Kenya’s airports manager is set to deploy a State-backed taxi-hailing app for Jomo Kenyatta International Airport (JKIA), eyeing a share of the local passenger traffic dominated by Uber and Bolt.
The Kenya Airports Authority (KAA) has advertised tenders from technology firms to design, develop and manage a mobile- and web-based taxi dispatch platform for licensed airport taxis under a public-private partnership (PPP) model.
The KAA-branded mobile app targets drivers operating yellow taxi cabs.
Under the PPP model, the selected technology firm will build and operate the system and share a percentage of passenger fares with the KAA monthly, tender documents seen by the Business Daily show.
“The overall objective is to design, develop, deploy, and support an official JKIA Airport Digital App, initially focused on regulated taxi booking and ground transport management, and architected as a modular, extensible platform capable of supporting multiple airport commercial and operational services,” say the tender documents.
“Ensures only vetted, airport-authorised drivers operate within JKIA, enhancing safety and compliance.”
This will broaden the KAA’s income streams at a time when it relies on passenger ticket fees and plane landing charges to fund airport upgrades and operational costs.
Passenger traffic at JKIA has surged in recent years to 6.8 million and 2.1 million for international and local travellers in 2024.
The KAA says its taxi-hailing app aims to improve passenger safety, pricing transparency and accountability in airport transport while creating a new digital revenue stream for the authority.
The platform will initially focus on taxi bookings, with an option to schedule rides in advance, but is designed to expand into a broader airport services hub spanning lounge bookings and online shopping.
“The overall objective is to design, develop, deploy, and support an official JKIA Airport Digital App, initially focused on regulated taxi booking and ground transport management, and architected as a modular, extensible platform capable of supporting multiple airport commercial and operational services,” say the tender documents.
Travellers will be booking only authorised taxis through a KAA-branded mobile app, a web portal or on-site kiosks, with real-time fare estimates, vehicle tracking and trip notifications. It will also include a dispatch engine to automatically allocate drivers, similar to how ride-hailing platforms operate, and manage queues across terminals.
The KAA says the app will create geofenced taxi ranks, using GPS technology to manage, track, and restrict vehicle movements, enforce waiting rules, implement surge pricing, and automate app functionality when vehicles enter or exit designated zones.

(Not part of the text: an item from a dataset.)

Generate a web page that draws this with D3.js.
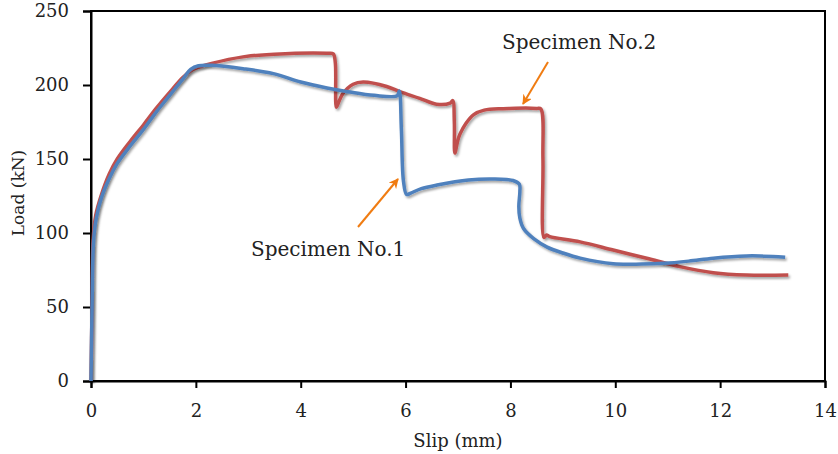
<!DOCTYPE html>
<html lang="en">
<head>
  <meta charset="UTF-8">
  <title>Load vs Slip</title>
  <script src="https://d3js.org/d3.v7.min.js"></script>
  <style>
    body { margin: 0; background: #fff; }
    svg { display: block; font-family: "DejaVu Serif", serif; }
  </style>
</head>
<body>
  <svg id="chart" width="838" height="454"></svg>
  <script>
    // Tick values
    const xTicks = [0, 2, 4, 6, 8, 10, 12, 14];
    const yTicks = [0, 50, 100, 150, 200, 250];

    // Specimen No.1 (blue): [slip mm, load kN]
    const spec1Slip = [0, 0.02, 0.05, 0.1, 0.2, 0.35, 0.5, 0.75, 1.0, 1.25, 1.5, 1.75, 1.9, 2.05, 2.3, 2.9, 3.5, 4.0, 4.5, 4.9, 5.4, 5.84,
      5.88, 5.92, 5.96, 6.02, 6.1, 6.3, 6.6, 7.2, 7.65, 8.05, 8.17, 8.18, 8.16, 8.18, 8.25, 8.45, 8.7, 9.0, 9.33, 9.96, 10.5,
      10.92, 11.4, 11.87, 12.5, 13.0, 13.24];
    const spec1Load = [0, 50, 95, 110, 124, 137, 147, 159, 170, 182, 193, 204, 210.5, 213, 213.3, 211, 207.5, 202, 198, 195.5, 193, 192.8,
      196, 170, 135, 126, 127, 130, 132.4, 135.8, 136.5, 135.5, 133, 128, 118, 110, 103, 96, 90.5, 86.5, 83, 79.2, 79,
      79.5, 81, 83, 84.5, 84.2, 83.6];

    // Specimen No.2 (red)
    const spec2Slip = [0, 0.02, 0.04, 0.09, 0.2, 0.35, 0.5, 0.75, 1.0, 1.25, 1.5, 1.75, 1.9, 2.1, 2.3, 2.9, 3.5, 4.5, 4.62, 4.66, 4.68,
      4.72, 4.8, 5.0, 5.19, 5.64, 5.89, 6.27, 6.59, 6.85, 6.9, 6.93, 6.94, 7.0, 7.04, 7.15, 7.3, 7.5, 7.86, 8.5, 8.58, 8.62,
      8.64, 8.69, 8.75, 9.33, 9.96, 10.6, 11.23, 11.87, 12.5, 13.3];
    const spec2Load = [0, 50, 95, 112, 126, 140, 150, 162, 173, 184.5, 195, 205, 209.5, 212.5, 214.6, 219, 220.8, 221.4, 221, 215, 185,
      188, 194, 200.5, 202, 199, 195.5, 191, 187, 187.8, 189.5, 175, 154, 163, 167, 174, 180, 183, 184, 184.2, 183.8, 150,
      97, 98.6, 97.5, 94, 88.5, 82.9, 77.3, 73.2, 71.6, 71.6];

    const svg = d3.select("#chart");
    const margin = {top: 11, right: 13, bottom: 73, left: 91};
    const width = +svg.attr("width") - margin.left - margin.right;
    const height = +svg.attr("height") - margin.top - margin.bottom;

    const x = d3.scaleLinear().domain([0, 14]).range([0, width]);
    const y = d3.scaleLinear().domain([0, 250]).range([height, 0]);

    // soft shadow like the original office-style lines
    const defs = svg.append("defs");
    const f = defs.append("filter").attr("id", "shadow")
      .attr("x", "-5%").attr("y", "-5%").attr("width", "110%").attr("height", "110%");
    f.append("feDropShadow").attr("dx", 1.5).attr("dy", 2).attr("stdDeviation", 1.3)
      .attr("flood-color", "#000").attr("flood-opacity", 0.35);

    defs.append("marker").attr("id", "arrowHead")
      .attr("viewBox", "0 0 10 10").attr("refX", 9).attr("refY", 5)
      .attr("markerWidth", 5).attr("markerHeight", 5).attr("orient", "auto")
      .append("path").attr("d", "M0,0 L10,5 L0,10 L3,5 Z").attr("fill", "#f07c12");

    const g = svg.append("g").attr("transform", `translate(${margin.left},${margin.top})`);

    // frame
    g.append("rect").attr("width", width).attr("height", height)
      .attr("fill", "none").attr("stroke", "#000").attr("stroke-width", 2);

    const xAxis = g.append("g").attr("transform", `translate(0,${height})`)
      .call(d3.axisBottom(x).tickValues(xTicks).tickSize(7).tickPadding(16).tickFormat(d3.format("d")));
    const yAxis = g.append("g")
      .call(d3.axisLeft(y).tickValues(yTicks).tickSize(8).tickPadding(14).tickFormat(d3.format("d")));

    [xAxis, yAxis].forEach(a => {
      a.select(".domain").attr("stroke-width", 2);
      a.selectAll(".tick line").attr("stroke-width", 2);
      a.selectAll("text").attr("font-size", 18).attr("font-family", "DejaVu Serif").attr("fill", "#222");
    });

    const line = d3.line()
      .x(d => x(d[0])).y(d => y(d[1]))
      .curve(d3.curveCatmullRom.alpha(0.5));

    const series = [
      {slip: spec2Slip, load: spec2Load, color: "#c0504d"},
      {slip: spec1Slip, load: spec1Load, color: "#4f81bd"}
    ];

    series.forEach(s => {
      const pts = s.slip.map((v, i) => [v, s.load[i]]);
      g.append("path").datum(pts)
        .attr("d", line)
        .attr("fill", "none")
        .attr("stroke", s.color)
        .attr("stroke-width", 3.5)
        .attr("stroke-linejoin", "round")
        .attr("filter", "url(#shadow)");
    });

    // annotations
    svg.append("text").attr("x", 502).attr("y", 49).attr("font-size", 20).attr("fill", "#222")
      .text("Specimen No.2");
    svg.append("text").attr("x", 251).attr("y", 256).attr("font-size", 20).attr("fill", "#222")
      .text("Specimen No.1");

    svg.append("line").attr("x1", 548).attr("y1", 62).attr("x2", 523).attr("y2", 104)
      .attr("stroke", "#f07c12").attr("stroke-width", 2).attr("marker-end", "url(#arrowHead)");
    svg.append("line").attr("x1", 358).attr("y1", 227).attr("x2", 398).attr("y2", 179)
      .attr("stroke", "#f07c12").attr("stroke-width", 2).attr("marker-end", "url(#arrowHead)");

    // axis titles
    svg.append("text").attr("x", margin.left + width / 2).attr("y", 447)
      .attr("text-anchor", "middle").attr("font-size", 18).attr("fill", "#222")
      .text("Slip (mm)");
    svg.append("text").attr("transform", `translate(24,${margin.top + height / 2 - 3}) rotate(-90)`)
      .attr("text-anchor", "middle").attr("font-size", 17).attr("fill", "#222")
      .text("Load (kN)");
  </script>
</body>
</html>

“Prevents unauthorised pickups and ensures taxis operate only within approved airport zones,” the documents say.
“The system must generate trip, fare, driver, and booking channel reports; daily revenue and monthly commission summaries, performance dashboards and regulatory reports for KAA and NTSA.”
The app must be available on Android and iOS devices and support multiple languages for international travellers, the tender documents say.
The KAA seeks to model its taxi-hailing app on passenger freight services in major international airports that have digital cabs.
TappAXI in the UK, for instance, is an app for booking airport taxi transfers across most UK airports, including London Heathrow and Gatwick.
The app offers pre-booking options to allow scheduling and avoid wait times, fixed fares, flight tracking, where drivers monitor flight delays, and 60 minutes of free waiting time after plane landings.
The KAA seeks to expand the planned digital platform into a multi-service airport app covering online purchase of duty-free items and gifts, parking reservations and lounge bookings.
The app will also be integrated with KAA’s flight information system, providing JKIA terminal maps and indoor navigation readiness, gate alerts, service directories, and customer support options.
The authority has disclosed that the State also seeks to earn money from sponsored tenant listings, digital advertising campaigns and data monetisation on the app.
The winning bidder is required to deploy the system within three months of contract signing and provide ongoing technical support and operations management.
“The selected vendor shall collect passenger fares through the system and remit an agreed percentage to be proposed in the financial bid to KAA monthly,” the tender documents say.